The question then is: how are YOU handling donor on-sales on your website? Do you only have a member/not member model, or is there a way we can configure memberships, data, etc. to control tiered member on-sales.

Thanks!

Parents
  • For Donor On-sales (i.e. donors getting early access) we use Web Rankings.  Donors are ranked based on membership level in Tessitura, and those rankings are then tied to specific Modes of Sale used by the website.  Then the Modes of Sale can be used to have staggered on-sales dependent on MOS dates.  The plus side is that all the configuration is then done in Tessitura: we're a TNEW user, to the less custom site code the better.

    The down side to this is that if you offer an array of benefits for different customer attributes, rather than just a hierarchical list based on a single membership ladder, things get difficult fast.   We've been able to use a mix of Web Rankings and Pricing Rules to cover most of it, and then some slightly complicated ranking value tricks to cover the rest.

    Our "tiers" of what I call "Web Benefits" are now pretty complex: we have 11 "Web Benefit" Modes of Sale (on top the default web MOS and our web subscription sales MOS), providing a variety of benefits from early onsales, access to special products, access to specific price types and reduced fees.

    Let me know if any of that is interesting to you.

Reply
  • For Donor On-sales (i.e. donors getting early access) we use Web Rankings.  Donors are ranked based on membership level in Tessitura, and those rankings are then tied to specific Modes of Sale used by the website.  Then the Modes of Sale can be used to have staggered on-sales dependent on MOS dates.  The plus side is that all the configuration is then done in Tessitura: we're a TNEW user, to the less custom site code the better.

    The down side to this is that if you offer an array of benefits for different customer attributes, rather than just a hierarchical list based on a single membership ladder, things get difficult fast.   We've been able to use a mix of Web Rankings and Pricing Rules to cover most of it, and then some slightly complicated ranking value tricks to cover the rest.

    Our "tiers" of what I call "Web Benefits" are now pretty complex: we have 11 "Web Benefit" Modes of Sale (on top the default web MOS and our web subscription sales MOS), providing a variety of benefits from early onsales, access to special products, access to specific price types and reduced fees.

    Let me know if any of that is interesting to you.

Children
  • Gawain,

    Thanks so much! This is exactly the type of thing we're looking for. It makes sense that we should tap into experience from TNEW users because you're not using custom code. We'd like to have our solution work leveraging the existing capabilities of Tessitura.

    So yes we are interested in how you are doing that. We don't have complex tiers. We just want Tier 1 donor On-Sales to start on one day for people in a specific rank, Tier 2 to start on one day for people in the ranks defined for Tier 2, Tier 3 the same. That's pretty much what we're trying to do.

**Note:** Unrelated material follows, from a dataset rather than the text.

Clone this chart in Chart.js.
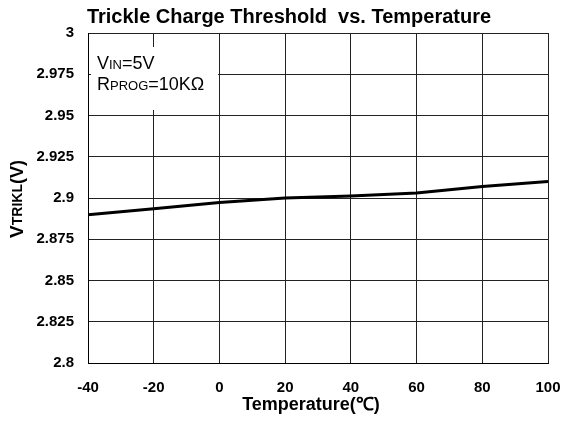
<!DOCTYPE html>
<html><head><meta charset="utf-8">
<script src="https://cdn.jsdelivr.net/npm/chart.js@4"></script>
<style>html,body{margin:0;padding:0;background:#fff;}#wrap{width:566px;height:423px;}</style>
</head><body><div id="wrap"><canvas id="c" width="566" height="423"></canvas></div>
<script>
const titleText = "Trickle Charge Threshold  vs. Temperature";
const xTitle = "Temperature(\u2103)";
const temperatures = [-40, -20, 0, 20, 40, 60, 80, 100];
const vtrikl = [2.8898, 2.8935, 2.8972, 2.9000, 2.9012, 2.9030, 2.9070, 2.9100];
const yTicks = [2.8, 2.825, 2.85, 2.875, 2.9, 2.925, 2.95, 2.975, 3];
const xTicks = [-40, -20, 0, 20, 40, 60, 80, 100];

const F = "'Liberation Sans', Arial, sans-serif";

const deco = {
  id: 'deco',
  afterDraw(chart) {
    const ctx = chart.ctx;
    const a = chart.chartArea;
    ctx.save();
    // title
    ctx.fillStyle = '#000';
    ctx.font = 'bold 20px ' + F;
    ctx.textAlign = 'center';
    ctx.textBaseline = 'middle';
    ctx.fillText(titleText, 289, 17);
    // x title
    ctx.font = 'bold 18px ' + F;
    ctx.fillText(xTitle, 311, 405);
    // annotation box
    ctx.fillStyle = '#fff';
    ctx.fillRect(a.left + 3, 47, 127, 63);
    ctx.fillStyle = '#000';
    ctx.textAlign = 'left';
    ctx.textBaseline = 'alphabetic';
    let x = 97;
    ctx.font = '18px ' + F; ctx.fillText('V', x, 69); x += ctx.measureText('V').width;
    ctx.font = '13px ' + F; ctx.fillText('IN', x, 69); x += ctx.measureText('IN').width;
    ctx.font = '18px ' + F; ctx.fillText('=5V', x, 69);
    x = 97;
    ctx.font = '18px ' + F; ctx.fillText('R', x, 90); x += ctx.measureText('R').width;
    ctx.font = '13px ' + F; ctx.fillText('PROG', x, 90); x += ctx.measureText('PROG').width;
    ctx.font = '18px ' + F; ctx.fillText('=10K\u03A9', x, 90);
    // y title rotated
    ctx.translate(18, 199);
    ctx.rotate(-Math.PI / 2);
    const parts = [['V', 'bold 19px '], ['TRIKL', 'bold 14px '], ['(V)', 'bold 18px ']];
    let w = 0;
    parts.forEach(p => { ctx.font = p[1] + F; w += ctx.measureText(p[0]).width; });
    let px = -w / 2;
    ctx.textBaseline = 'middle';
    parts.forEach(p => { ctx.font = p[1] + F; ctx.fillText(p[0], px, 0); px += ctx.measureText(p[0]).width; });
    ctx.restore();
  }
};

new Chart(document.getElementById('c'), {
  type: 'line',
  data: {
    datasets: [{
      data: temperatures.map((t, i) => ({x: t, y: vtrikl[i]})),
      borderColor: '#000',
      borderWidth: 3,
      pointRadius: 0,
      tension: 0,
      fill: false
    }]
  },
  options: {
    responsive: false,
    animation: false,
    layout: {padding: {left: 0, right: 18, top: 33, bottom: 0}, autoPadding: false},
    plugins: {legend: {display: false}, tooltip: {enabled: false}, title: {display: false}},
    scales: {
      x: {
        type: 'linear', min: -40, max: 100,
        afterBuildTicks: s => { s.ticks = xTicks.map(v => ({value: v})); },
        afterFit: s => { s.height = 60; s.paddingLeft = 0; s.paddingRight = 0; },
        grid: {color: '#222', lineWidth: 1, drawTicks: false},
        border: {color: '#000', width: 1},
        ticks: {color: '#000', font: {family: F, size: 15, weight: 'bold'}, padding: 16, maxRotation: 0,
          callback: v => String(v)}
      },
      y: {
        type: 'linear', min: 2.8, max: 3,
        afterBuildTicks: s => { s.ticks = yTicks.map(v => ({value: v})); },
        afterFit: s => { s.width = 88; s.paddingTop = 0; s.paddingBottom = 0; },
        grid: {color: '#222', lineWidth: 1, drawTicks: false},
        border: {color: '#000', width: 1},
        ticks: {color: '#000', font: {family: F, size: 15, weight: 'bold'}, padding: 14,
          callback: v => String(parseFloat(Number(v).toFixed(3)))}
      }
    }
  },
  plugins: [deco]
});
</script>
</body></html>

    So if I understand correctly, we would update the customers rankings on a nightly basis for example, then we create specific Modes of Sale that are tied to the rankings. The MOS dates drive when the performances can be accessed to be purchased.

    We don't offer an array of benefits on the website so I don't think we need to worry about the complexity you mentioned - not at this point - but I think your approach opens some doors for us to get creative in the future.

    I'm going to have a meeting with our Ticket Sales people and discuss this then meet with our in-house Web developer and the IT director.

    Thanks for your help. I may ask you some more questions, but does what I'm describing to you sound like I have a firm understanding of the way forward?

  • Yes, it sounds like you have it.  MOS configuration is all done by the box office, but the act of computing rankings for customers will still require custom code in SQL.  You can either do it as a nightly job using SQL Server Agent, or you can add code to a procedure created for this purpose called LP_CUSTOMER_RANK.  That procedure is designed to run pretty much every time a customer record is updated, and is generally expected to be used to recompute that specific customer's rank (or ranks).

    Your scenario sounds like exactly what Web Rankings was designed for.  Basically, if the benefits you want to offer are strictly linear (Tier 2 has everything Tier 1 offers and more, Tier 9 is better than all lower Tiers, etc.) then it's very straightforward.  Things become harder if you have a case like "Tier A gives you access to the presale, Tier B gives you access to a discount price type", as a customer can only ever be sorted into one Mode of Sale.

  • Oh, do you have a custom site?

    In any event, a configuration item sometimes forgotten is that new Modes of Sale to be used online need to be configured for the website user group in the Security Tool.